The Way to Solve the Problem
It was a simple exchange, and yet it could have easily sent us down the wrong road.
A friend and I had miscommunicated about the time for our lunch meeting. When I text to clarify the time, she responds …
“Let’s chat, because I realize I’ve had some frustrations about when we schedule our meetings.”
Me: “Sure. I actually feel the same way.”
Uh oh. Although I don’t tend to back away from conflict, I sure don’t like it!
I’m a bit surprised she’s initiating this conversation, because, in my world, I’m always bending and flexing my schedule to accommodate HER preferences.
I feel myself getting righteous and defensive. I didn’t like how I was feeling. And I sure didn’t like who I was being in that moment.
I’m not seeing this upcoming conversation as likely to be very productive.
“You do this,”
” Well, you do that.”
Kinda silly, and it wouldn’t get us anywhere.
So, I give it a little time, and it comes to me! So, I text her and say …
“Let’s see if we can focus our conversation on finding a solution. When I read your text or focus on my experience of the past, I feel defensive and righteous. If I focus on finding a solution, the energy is different. I also want to look forward to seeing you tomorrow, and I’m not quite feeling that. Would that work?”
She’s right there with me … and in that moment everything shifts!
We have a lovely lunch, and towards the end of our time together, we look at how we could make our scheduling work for both of us. What days, what times, what locations work for both of us. It takes about three minutes!
So now, instead of upset, we have a solution to the problem. Sure, it was a minor issue, but the principle behind the transformation is the same no matter how big the problem is.
Lord knows it’s easy to focus on what’s wrong, why it’s screwed up, and settle in for a long defense of one’s position on the matter.
But when you focus on the problem, you’re in the negative energy of the problem and what’s wrong … and how you’ve been put upon.
And where does that leave you?
When you simply let go of the problem and focus, instead, solely on finding a solution, it becomes a positive exercise in creative thinking vs. a recitation of grievances.
The fact is you feel crappy when you’re stuck in a loop of dissatisfaction and complaint. It never feels good to “put up with things.”
When you’re focused on finding solutions, you feel good in the process of brainstorming and great when you actually have a solution in hand.
There’s a wonderful sense of resolution and a feeling of empowerment.

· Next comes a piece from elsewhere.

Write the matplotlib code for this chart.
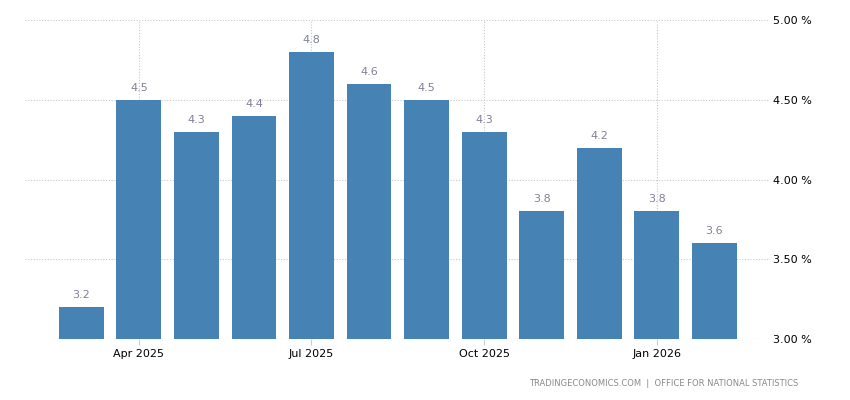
import matplotlib
matplotlib.use("Agg")
import matplotlib.pyplot as plt
import numpy as np

months = ["Mar 2025", "Apr 2025", "May 2025", "Jun 2025", "Jul 2025", "Aug 2025",
          "Sep 2025", "Oct 2025", "Nov 2025", "Dec 2025", "Jan 2026", "Feb 2026"]
values = [3.2, 4.5, 4.3, 4.4, 4.8, 4.6, 4.5, 4.3, 3.8, 4.2, 3.8, 3.6]
tick_labels = ["Apr 2025", "Jul 2025", "Oct 2025", "Jan 2026"]
y_ticks = [3.0, 3.5, 4.0, 4.5, 5.0]
source = "TRADINGECONOMICS.COM  |  OFFICE FOR NATIONAL STATISTICS"

fig = plt.figure(figsize=(8.5, 4), dpi=100)
ax = fig.add_axes([25/850, 1-339/400, (770-25)/850, (339-20)/400])

x = np.arange(len(months))
bars = ax.bar(x, [v - 3.0 for v in values], bottom=3.0, width=0.78, color="#4682B4", zorder=3)

for xi, v in zip(x, values):
    ax.annotate(f"{v:.1f}", (xi, v), xytext=(0, 5), textcoords="offset points",
                ha="center", va="bottom", fontsize=8, color="#80809a")

ax.set_xlim(-0.98, 11.97)
ax.set_ylim(3.0, 5.0)

tick_pos = [months.index(t) for t in tick_labels]
ax.set_xticks(tick_pos)
ax.set_xticklabels(tick_labels, fontsize=8, color="black")
ax.tick_params(axis="x", length=4, width=0.8, color="#cccccc", pad=3)

ax.yaxis.tick_right()
ax.set_yticks(y_ticks)
ax.set_yticklabels([f"{t:.2f} %" for t in y_ticks], fontsize=8, color="black")
ax.tick_params(axis="y", length=0, pad=2)

ax.grid(True, axis="both", linestyle=(0, (1, 1.5)), color="#c8c8c8", linewidth=0.8, zorder=0)
for s in ax.spines.values():
    s.set_visible(False)

fig.text(798/850, 1-383/400, source, ha="right", va="center", fontsize=6, color="#8a8a8a")

fig.savefig("out.png", dpi=100)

But if the payoff is so obvious, why don’t we practice solution-based thinking more routinely?
Well, there are some deep reasons. There may be some perverse “payoff” in playing the victim or being righteous.
It requires less effort to bitch and moan than to expend the time and energy required to actually fix something, so we default to complaining.
But look back at our example. It took three minutes to resolve this issue.
I dare say many of the things that grind at you would be pretty easily solvable if you … and I … would just automatically go to the solution-generating drawing board vs. waiting until things got so bad we had no choice!
Wouldn’t life be so much less complicated and more satisfying? You bet it would.
I’ve done this recently in communications with both a valued employee and a close family member. And it worked!
So, try it. And see how your energy shifts!